Y ya. Con lo anterior estaría todo dicho en una crítica tradicional, la que ha malformado al público y lo detiene y entretiene en los aspectos técnicos, pasándoles de puntillas por los contenidos. Los perturbadores contenidos que se suelen resumir, en el caso de Debussy, como acuáticos. Olvidándose de la importancia de los libretistas. En este caso de un autor como Maeterlinck que no ha salido mal parado de la traducción de los sobretítulos, aunque su texto ha desaparecido del libreto que ha sacado el Teatro Real a la venta, como ya ocurriera en el libreto de la Elektra de Strauss y Hoffmannsthal.

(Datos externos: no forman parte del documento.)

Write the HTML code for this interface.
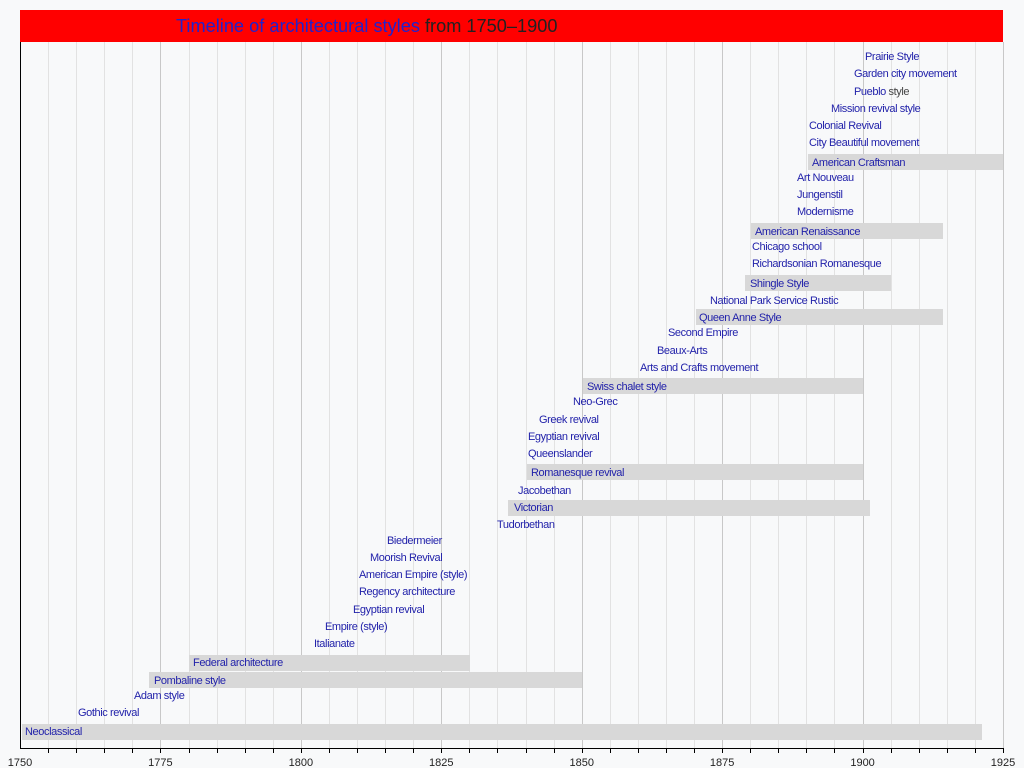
<!DOCTYPE html>
<html><head><meta charset="utf-8"><style>
html,body{margin:0;padding:0;background:#f8f9fa;}
svg{display:block;}
text{font-family:"Liberation Sans",sans-serif;}
.l{font-size:11px;fill:#2222aa;letter-spacing:-0.4px;}
.a{font-size:11px;fill:#222;}
</style></head><body>
<svg width="1024" height="768" viewBox="0 0 1024 768" xmlns="http://www.w3.org/2000/svg">
<rect width="1024" height="768" fill="#f8f9fa"/>
<g id="grid"></g>
<rect x="20" y="10" width="983" height="32" fill="#ff0000"/>
<text x="176" y="32" style="font-size:18.2px;letter-spacing:0px"><tspan fill="#2222cc">Timeline of architectural styles</tspan><tspan fill="#222"> from 1750–1900</tspan></text>
<g fill="#d8d8d8">
<rect x="22" y="724" width="960" height="16"/>
<rect x="149" y="672" width="433" height="16"/>
<rect x="189" y="655" width="281" height="16"/>
<rect x="508" y="500" width="362" height="16"/>
<rect x="527" y="464" width="336" height="16"/>
<rect x="583" y="378" width="280" height="16"/>
<rect x="696" y="309" width="247" height="16"/>
<rect x="745" y="275" width="146" height="16"/>
<rect x="751" y="223" width="192" height="16"/>
<rect x="808" y="154" width="195" height="16"/>
</g>
<g class="l">
<text class="l" x="865" y="60">Prairie Style</text>
<text class="l" x="854" y="77">Garden city movement</text>
<text class="l" x="854" y="95">Pueblo<tspan fill="#444"> style</tspan></text>
<text class="l" x="831" y="112">Mission revival style</text>
<text class="l" x="809" y="129">Colonial Revival</text>
<text class="l" x="809" y="146">City Beautiful movement</text>
<text class="l" x="812" y="166">American Craftsman</text>
<text class="l" x="797" y="181">Art Nouveau</text>
<text class="l" x="797" y="198">Jungenstil</text>
<text class="l" x="797" y="215">Modernisme</text>
<text class="l" x="755" y="235">American Renaissance</text>
<text class="l" x="752" y="250">Chicago school</text>
<text class="l" x="752" y="267">Richardsonian Romanesque</text>
<text class="l" x="750" y="287">Shingle Style</text>
<text class="l" x="710" y="304">National Park Service Rustic</text>
<text class="l" x="699" y="321">Queen Anne Style</text>
<text class="l" x="668" y="336">Second Empire</text>
<text class="l" x="657" y="354">Beaux-Arts</text>
<text class="l" x="640" y="371">Arts and Crafts movement</text>
<text class="l" x="587" y="390">Swiss chalet style</text>
<text class="l" x="573" y="405">Neo-Grec</text>
<text class="l" x="539" y="423">Greek revival</text>
<text class="l" x="528" y="440">Egyptian revival</text>
<text class="l" x="528" y="457">Queenslander</text>
<text class="l" x="531" y="476">Romanesque revival</text>
<text class="l" x="518" y="494">Jacobethan</text>
<text class="l" x="514" y="511">Victorian</text>
<text class="l" x="497" y="528">Tudorbethan</text>
<text class="l" x="387" y="544">Biedermeier</text>
<text class="l" x="370" y="561">Moorish Revival</text>
<text class="l" x="359" y="578">American Empire (style)</text>
<text class="l" x="359" y="595">Regency architecture</text>
<text class="l" x="353" y="613">Egyptian revival</text>
<text class="l" x="325" y="630">Empire (style)</text>
<text class="l" x="314" y="647">Italianate</text>
<text class="l" x="193" y="666">Federal architecture</text>
<text class="l" x="154" y="684">Pombaline style</text>
<text class="l" x="134" y="699">Adam style</text>
<text class="l" x="78" y="716">Gothic revival</text>
<text class="l" x="25" y="735">Neoclassical</text>
</g>
<line x1="20.5" y1="42" x2="20.5" y2="748" stroke="#000"/>
<line x1="20" y1="748.5" x2="1003" y2="748.5" stroke="#000"/>
<g id="ticks"></g>
<script>
var ns="http://www.w3.org/2000/svg",g=document.getElementById('grid'),t=document.getElementById('ticks');
for(var i=1;i<=35;i++){var x=Math.round(20+i*983/35)+0.5;
var l=document.createElementNS(ns,'line');l.setAttribute('x1',x);l.setAttribute('x2',x);l.setAttribute('y1',42);l.setAttribute('y2',748);l.setAttribute('stroke',i%5==0?'#c8c8c8':'#e2e2e2');g.appendChild(l);
var k=document.createElementNS(ns,'line');k.setAttribute('x1',x);k.setAttribute('x2',x);k.setAttribute('y1',748);k.setAttribute('y2',753);k.setAttribute('stroke','#000');t.appendChild(k);}
for(var j=0;j<=7;j++){var tx=document.createElementNS(ns,'text');tx.setAttribute('x',20+j*983/7);tx.setAttribute('y',766);tx.setAttribute('text-anchor','middle');tx.setAttribute('class','a');tx.textContent=1750+25*j;t.appendChild(tx);}
</script>
</svg>
</body></html>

Sin embargo, sin el libreto no se entiende el propósito de esta obra ni, por tanto, de su música. Mientras la tradición se entretiene en la atracción que ejerce una mujer misteriosamente aparecida en un estanque sobre dos hermanastros, y príncipes, y/o en la mortal infección que producen los celos, Debussy y Maeterlinck dan la clave que Bob Wilson recoge para hacernos entender la historia, es decir, su música. La verité. Eso es lo que Pelléas le responde a Mélisande cuando a esta se le cae el anillo en el estanque, en el profundo estanque que el primero le ha mostrado. La verdad, eso es lo que deben contar a Gollaud, el marido de Mélisande, cuando pregunte por el anillo perdido. Sin embargo, juegan a la mentira, sobre la que planean palabras y frases, frente a la claridad de una partitura que baña todas las orillas y a todos los personajes. Verdad que no  es certeza. Es la búsqueda de una certeza la que hace que Gollaud interrogue a su inocente hijo. La inocencia que con sus respuestas no hace más que desmentir sus sospechas. Las que como marido no amado, aunque querido y respetado, necesita confirmar.

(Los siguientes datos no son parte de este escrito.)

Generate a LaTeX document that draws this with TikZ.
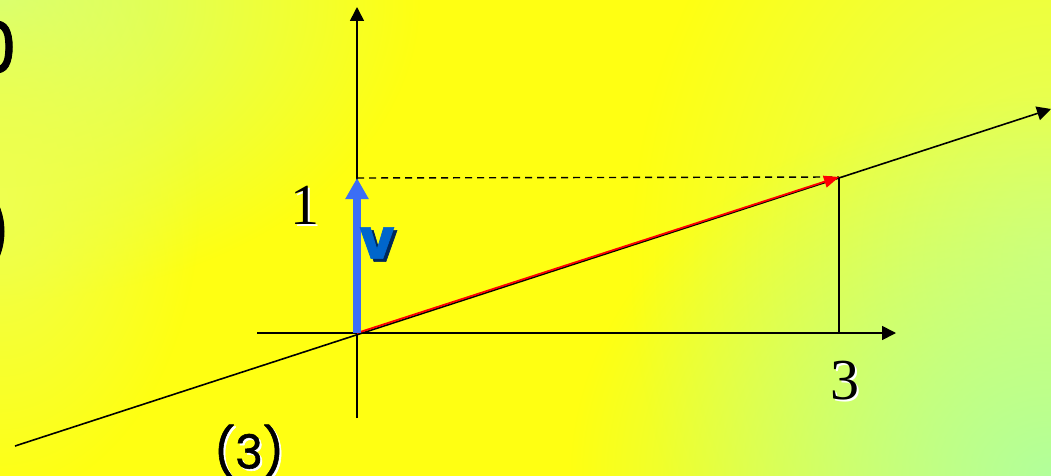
\documentclass[tikz,border=0pt]{standalone}
\usepackage{fontspec}
\setmainfont{Liberation Serif}
\newfontfamily\roundfont[FakeBold=1.2]{Poppins}
\usetikzlibrary{arrows.meta,fadings}
\definecolor{bgbase}{RGB}{255,255,18}
\definecolor{bgtl}{RGB}{210,255,125}
\definecolor{bgright}{RGB}{222,255,105}
\definecolor{bgbr}{RGB}{178,255,155}
\definecolor{bgleft}{RGB}{238,255,80}
\definecolor{vecblue}{RGB}{60,110,245}
\definecolor{vlab}{RGB}{0,102,204}
\definecolor{vshadow}{RGB}{0,40,90}
\tikzfading[name=softfade, inner color=transparent!0, outer color=transparent!100]
\tikzset{
  axis/.style={line width=1.6pt, -{Triangle[length=14pt,width=14pt]}},
  thinline/.style={line width=1.6pt},
  dashline/.style={line width=1.4pt, dash pattern=on 7pt off 5pt},
  redvec/.style={line width=1.8pt, red, -{Triangle[length=15pt,width=12pt]}},
  bluevec/.style={line width=7.5pt, vecblue, -{Triangle[length=21pt,width=22pt]}},
  serifnum/.style={font=\fontsize{58}{58}\selectfont, inner sep=0pt},
  roundtxt/.style={font=\roundfont\fontsize{47}{47}\selectfont, inner sep=0pt},
  edgetxt/.style={font=\roundfont\fontsize{72}{72}\selectfont, inner sep=0pt, anchor=east},
  vtxt/.style={font=\roundfont\bfseries\fontsize{56}{56}\selectfont, inner sep=0pt},
  tint/.style={fill=#1, path fading=softfade}
}
\begin{document}
\begin{tikzpicture}[x=1pt,y=-1pt]
\useasboundingbox (0,0) rectangle (1051,476);
% background
\begin{scope}
\clip (0,0) rectangle (1051,476);
\fill[bgbase] (0,0) rectangle (1051,476);
\fill[tint=bgright] (1051,260) ellipse [x radius=420pt, y radius=520pt];
\fill[tint=bgbr] (1051,476) ellipse [x radius=480pt, y radius=380pt];
\fill[tint=bgtl] (0,0) ellipse [x radius=420pt, y radius=300pt];
\fill[tint=bgleft] (0,200) ellipse [x radius=200pt, y radius=300pt];
% clipped left texts
\node[edgetxt] (zero) at (17,47) {0};
\node[edgetxt] (paren) at (12,231) {)};
\end{scope}
% coordinates
\coordinate (O) at (357,333);
\coordinate (ytop) at (357,7);
\coordinate (ybot) at (357,418);
\coordinate (xleft) at (257,333);
\coordinate (xright) at (896,333);
\coordinate (dleft) at (15,446);
\coordinate (dright) at (1051,109);
\coordinate (V) at (357,178);
\coordinate (P) at (839,177);
\coordinate (X) at (839,333);
% axes
\draw[axis] (ybot) -- (ytop);
\draw[axis] (xleft) -- (xright);
\draw[axis] (dleft) -- (dright);
% projections
\draw[dashline] (V) -- (P);
\draw[thinline] (P) -- (X);
% vectors
\draw[redvec] (O) -- (P);
\draw[bluevec] (O) -- (V);
% labels
\node[serifnum, white] at (307,207) {1};
\node[serifnum] (one) at (305,205) {1};
\node[serifnum, white] at (847,383) {3};
\node[serifnum] (three) at (845,381) {3};
\node[vtxt, vshadow] at (380,246) {v};
\node[vtxt, vlab] (vlabel) at (377,243) {v};
\node[roundtxt, white] at (251,453) {(3)};
\node[roundtxt] (eqno) at (249,451) {(3)};
\end{tikzpicture}
\end{document}
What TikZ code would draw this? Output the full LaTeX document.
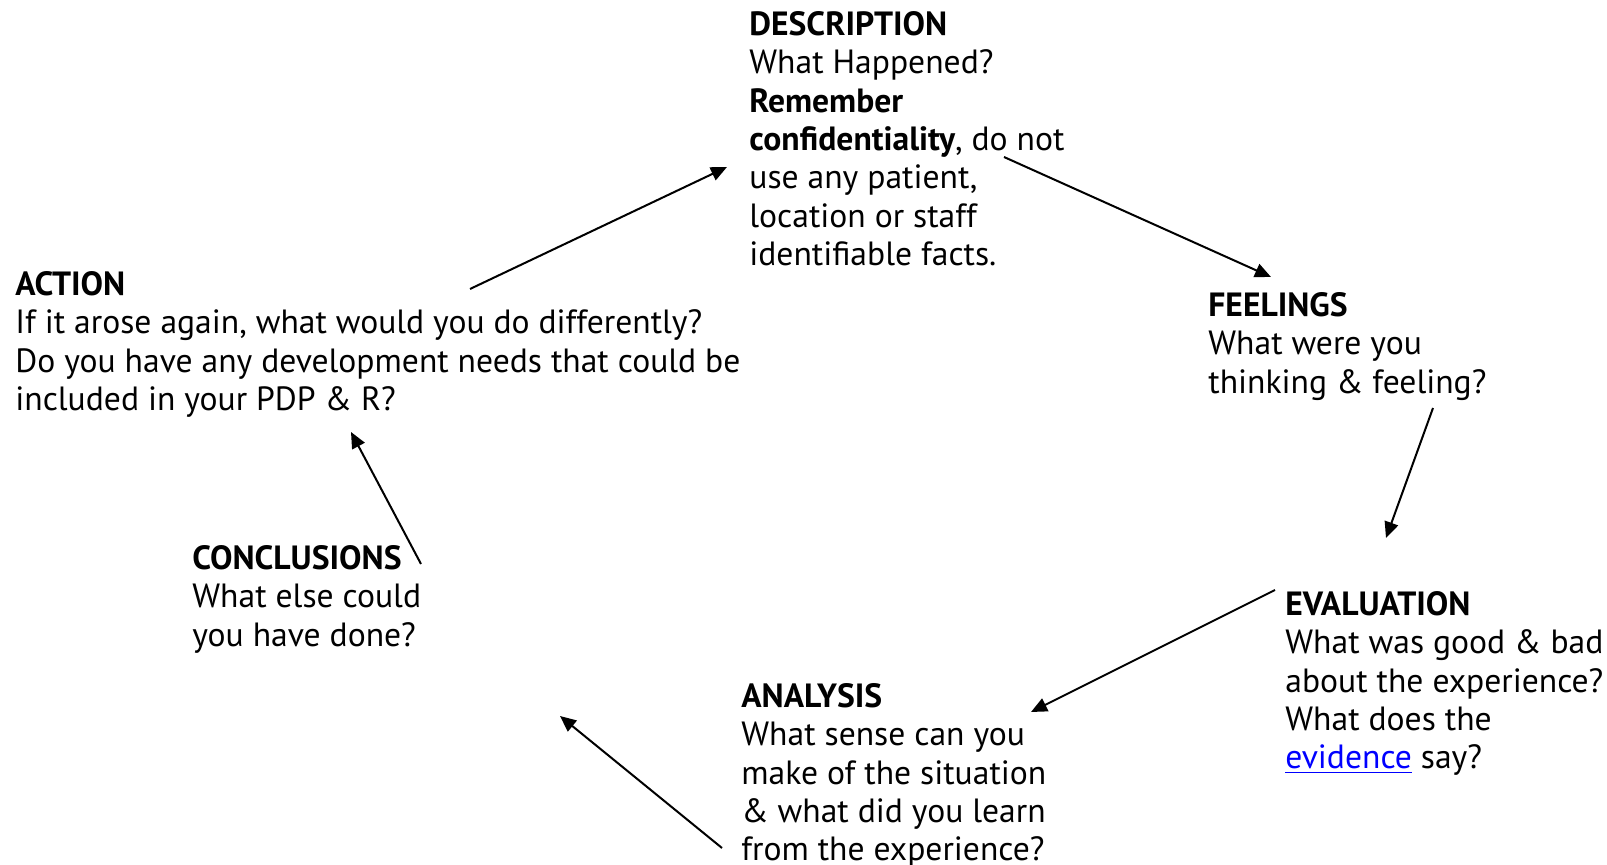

El reto es cómo subir a escena esa verdad, cuando toda puesta no deja de ser montaje y artificio. Cómo hacerlo para que la música cuente y los cantantes canten de verdad y no se conviertan, como ocurre con la mayor parte de la ficción de consumo, en una anécdota banal que parece mejor, habitualmente, por lo agradable de su música. La respuesta de Bob Wilson es radical si no se han visto otros espectáculos suyos. Es radical en el respeto exquisito y escrupuloso que tiene por lo que le es dado tanto por los  autores, el texto y la música, como por el director de orquesta y los cantantes. Escenas casi desnudas o vestidas con materiales que distorsionen poco o nada la proyección, la expresión y la matización de la voz. Cantantes quietos, estáticos, cuando cantan, pendientes solo de la expresividad del canto. Contemporáneo, en la gramática con la que escribe la escena y con el uso de recursos. Luz y sombra. Y el color azul convertido en un color cálido. Anacronismos, como el traje del infante o del pastor, un pastor bíblico. Elementos descontextualizados y vueltos a contextualizar en relaciones y oposiciones. Tiempo dado al espectador para la observación y la atención, para romper esos reflejos automáticos del mundo moderno basados en acción y reacción inmediata, a la que nuestra sociedad nos ha acostumbrado. Extrañeza que hace, al fin y al cabo, que el público se siente y tenga que volver a escuchar y ver pausadamente los clásicos por si mismo. Espectáculos para espectadores adultos, clasificación que nada tiene que ver con la edad, que saben y conocen la radicalidad de la verdad y lo verdadero, que hace, aparentemente, invivible la vida y facilitan la infección, no de los celos, sino de la ficción y la mentira que, como en la obra, acabaría con todo lo vivo, si no fuera por esa costumbre humana de traer niños al mundo.

Notas

[1] Till Drömann dirigió la orquesta en el último día de representación, día al que pertenece esta crónica. El resto de los días la dirección de orquesta corrió a cargo de Sylvain Cambreling.